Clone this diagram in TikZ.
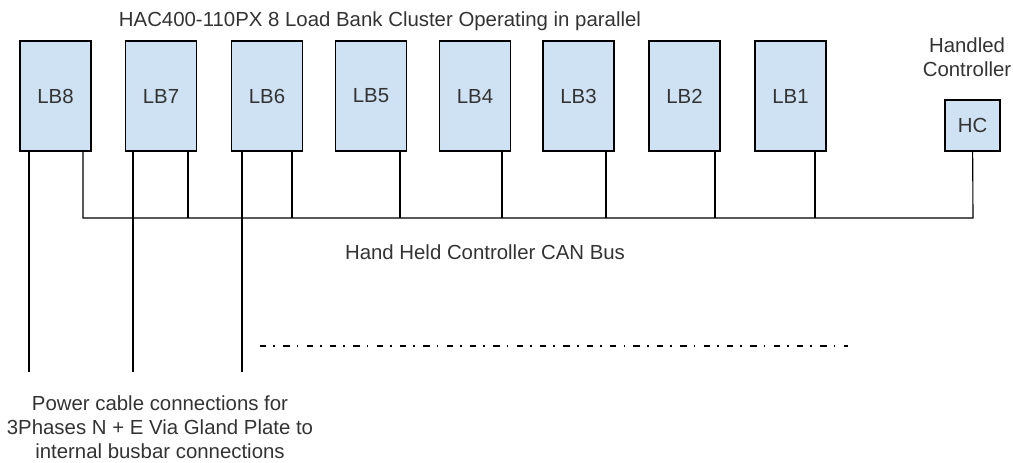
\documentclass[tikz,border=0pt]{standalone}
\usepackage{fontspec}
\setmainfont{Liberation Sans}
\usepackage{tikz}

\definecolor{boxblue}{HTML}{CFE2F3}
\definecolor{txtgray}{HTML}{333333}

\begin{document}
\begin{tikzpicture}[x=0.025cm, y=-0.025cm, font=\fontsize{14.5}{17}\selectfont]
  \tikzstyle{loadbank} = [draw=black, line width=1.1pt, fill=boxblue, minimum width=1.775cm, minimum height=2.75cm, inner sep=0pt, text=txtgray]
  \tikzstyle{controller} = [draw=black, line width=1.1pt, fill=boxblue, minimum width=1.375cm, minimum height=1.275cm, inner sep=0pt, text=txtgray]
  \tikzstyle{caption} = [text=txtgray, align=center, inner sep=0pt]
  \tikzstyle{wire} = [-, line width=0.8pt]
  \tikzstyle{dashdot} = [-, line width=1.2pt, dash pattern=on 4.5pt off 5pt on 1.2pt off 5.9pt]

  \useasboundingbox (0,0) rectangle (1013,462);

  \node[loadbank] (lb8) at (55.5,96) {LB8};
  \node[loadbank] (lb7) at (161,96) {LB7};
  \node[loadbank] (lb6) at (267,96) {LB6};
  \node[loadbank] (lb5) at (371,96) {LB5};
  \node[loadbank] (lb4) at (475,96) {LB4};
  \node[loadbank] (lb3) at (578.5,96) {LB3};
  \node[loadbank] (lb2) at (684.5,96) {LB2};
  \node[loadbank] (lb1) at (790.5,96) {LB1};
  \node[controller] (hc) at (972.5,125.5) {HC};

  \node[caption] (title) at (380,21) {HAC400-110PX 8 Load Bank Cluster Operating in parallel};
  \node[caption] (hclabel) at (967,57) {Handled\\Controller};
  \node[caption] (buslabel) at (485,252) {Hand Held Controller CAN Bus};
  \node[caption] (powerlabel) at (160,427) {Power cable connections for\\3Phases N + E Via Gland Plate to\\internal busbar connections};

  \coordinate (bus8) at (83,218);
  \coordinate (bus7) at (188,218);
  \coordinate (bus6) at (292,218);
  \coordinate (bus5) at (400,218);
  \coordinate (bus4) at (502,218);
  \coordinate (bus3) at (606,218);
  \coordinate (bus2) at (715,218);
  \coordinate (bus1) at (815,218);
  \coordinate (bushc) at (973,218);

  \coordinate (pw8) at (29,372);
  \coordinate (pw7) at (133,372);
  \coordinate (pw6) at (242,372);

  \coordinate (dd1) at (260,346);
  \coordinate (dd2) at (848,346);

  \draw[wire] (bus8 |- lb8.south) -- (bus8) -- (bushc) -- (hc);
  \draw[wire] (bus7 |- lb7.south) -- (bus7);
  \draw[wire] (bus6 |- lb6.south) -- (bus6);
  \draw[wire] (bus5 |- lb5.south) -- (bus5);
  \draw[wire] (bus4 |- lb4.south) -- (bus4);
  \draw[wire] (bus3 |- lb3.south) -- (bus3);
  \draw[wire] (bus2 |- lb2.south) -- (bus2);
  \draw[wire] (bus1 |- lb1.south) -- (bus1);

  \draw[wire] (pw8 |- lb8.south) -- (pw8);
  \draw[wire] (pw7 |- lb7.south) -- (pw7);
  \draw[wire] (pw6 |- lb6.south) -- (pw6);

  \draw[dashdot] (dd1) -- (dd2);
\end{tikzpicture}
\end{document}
+++++
**Task**:
Go through the listing above and write it all out exactly, leaving out any picture.

**Finished exercise**:
Clone this diagram in TikZ.
\documentclass[tikz,border=0pt]{standalone}
\usepackage{fontspec}
\setmainfont{Liberation Sans}
\usepackage{tikz}

\definecolor{boxblue}{HTML}{CFE2F3}
\definecolor{txtgray}{HTML}{333333}

\begin{document}
\begin{tikzpicture}[x=0.025cm, y=-0.025cm, font=\fontsize{14.5}{17}\selectfont]
  \tikzstyle{loadbank} = [draw=black, line width=1.1pt, fill=boxblue, minimum width=1.775cm, minimum height=2.75cm, inner sep=0pt, text=txtgray]
  \tikzstyle{controller} = [draw=black, line width=1.1pt, fill=boxblue, minimum width=1.375cm, minimum height=1.275cm, inner sep=0pt, text=txtgray]
  \tikzstyle{caption} = [text=txtgray, align=center, inner sep=0pt]
  \tikzstyle{wire} = [-, line width=0.8pt]
  \tikzstyle{dashdot} = [-, line width=1.2pt, dash pattern=on 4.5pt off 5pt on 1.2pt off 5.9pt]

  \useasboundingbox (0,0) rectangle (1013,462);

  \node[loadbank] (lb8) at (55.5,96) {LB8};
  \node[loadbank] (lb7) at (161,96) {LB7};
  \node[loadbank] (lb6) at (267,96) {LB6};
  \node[loadbank] (lb5) at (371,96) {LB5};
  \node[loadbank] (lb4) at (475,96) {LB4};
  \node[loadbank] (lb3) at (578.5,96) {LB3};
  \node[loadbank] (lb2) at (684.5,96) {LB2};
  \node[loadbank] (lb1) at (790.5,96) {LB1};
  \node[controller] (hc) at (972.5,125.5) {HC};

  \node[caption] (title) at (380,21) {HAC400-110PX 8 Load Bank Cluster Operating in parallel};
  \node[caption] (hclabel) at (967,57) {Handled\\Controller};
  \node[caption] (buslabel) at (485,252) {Hand Held Controller CAN Bus};
  \node[caption] (powerlabel) at (160,427) {Power cable connections for\\3Phases N + E Via Gland Plate to\\internal busbar connections};

  \coordinate (bus8) at (83,218);
  \coordinate (bus7) at (188,218);
  \coordinate (bus6) at (292,218);
  \coordinate (bus5) at (400,218);
  \coordinate (bus4) at (502,218);
  \coordinate (bus3) at (606,218);
  \coordinate (bus2) at (715,218);
  \coordinate (bus1) at (815,218);
  \coordinate (bushc) at (973,218);

  \coordinate (pw8) at (29,372);
  \coordinate (pw7) at (133,372);
  \coordinate (pw6) at (242,372);

  \coordinate (dd1) at (260,346);
  \coordinate (dd2) at (848,346);

  \draw[wire] (bus8 |- lb8.south) -- (bus8) -- (bushc) -- (hc);
  \draw[wire] (bus7 |- lb7.south) -- (bus7);
  \draw[wire] (bus6 |- lb6.south) -- (bus6);
  \draw[wire] (bus5 |- lb5.south) -- (bus5);
  \draw[wire] (bus4 |- lb4.south) -- (bus4);
  \draw[wire] (bus3 |- lb3.south) -- (bus3);
  \draw[wire] (bus2 |- lb2.south) -- (bus2);
  \draw[wire] (bus1 |- lb1.south) -- (bus1);

  \draw[wire] (pw8 |- lb8.south) -- (pw8);
  \draw[wire] (pw7 |- lb7.south) -- (pw7);
  \draw[wire] (pw6 |- lb6.south) -- (pw6);

  \draw[dashdot] (dd1) -- (dd2);
\end{tikzpicture}
\end{document}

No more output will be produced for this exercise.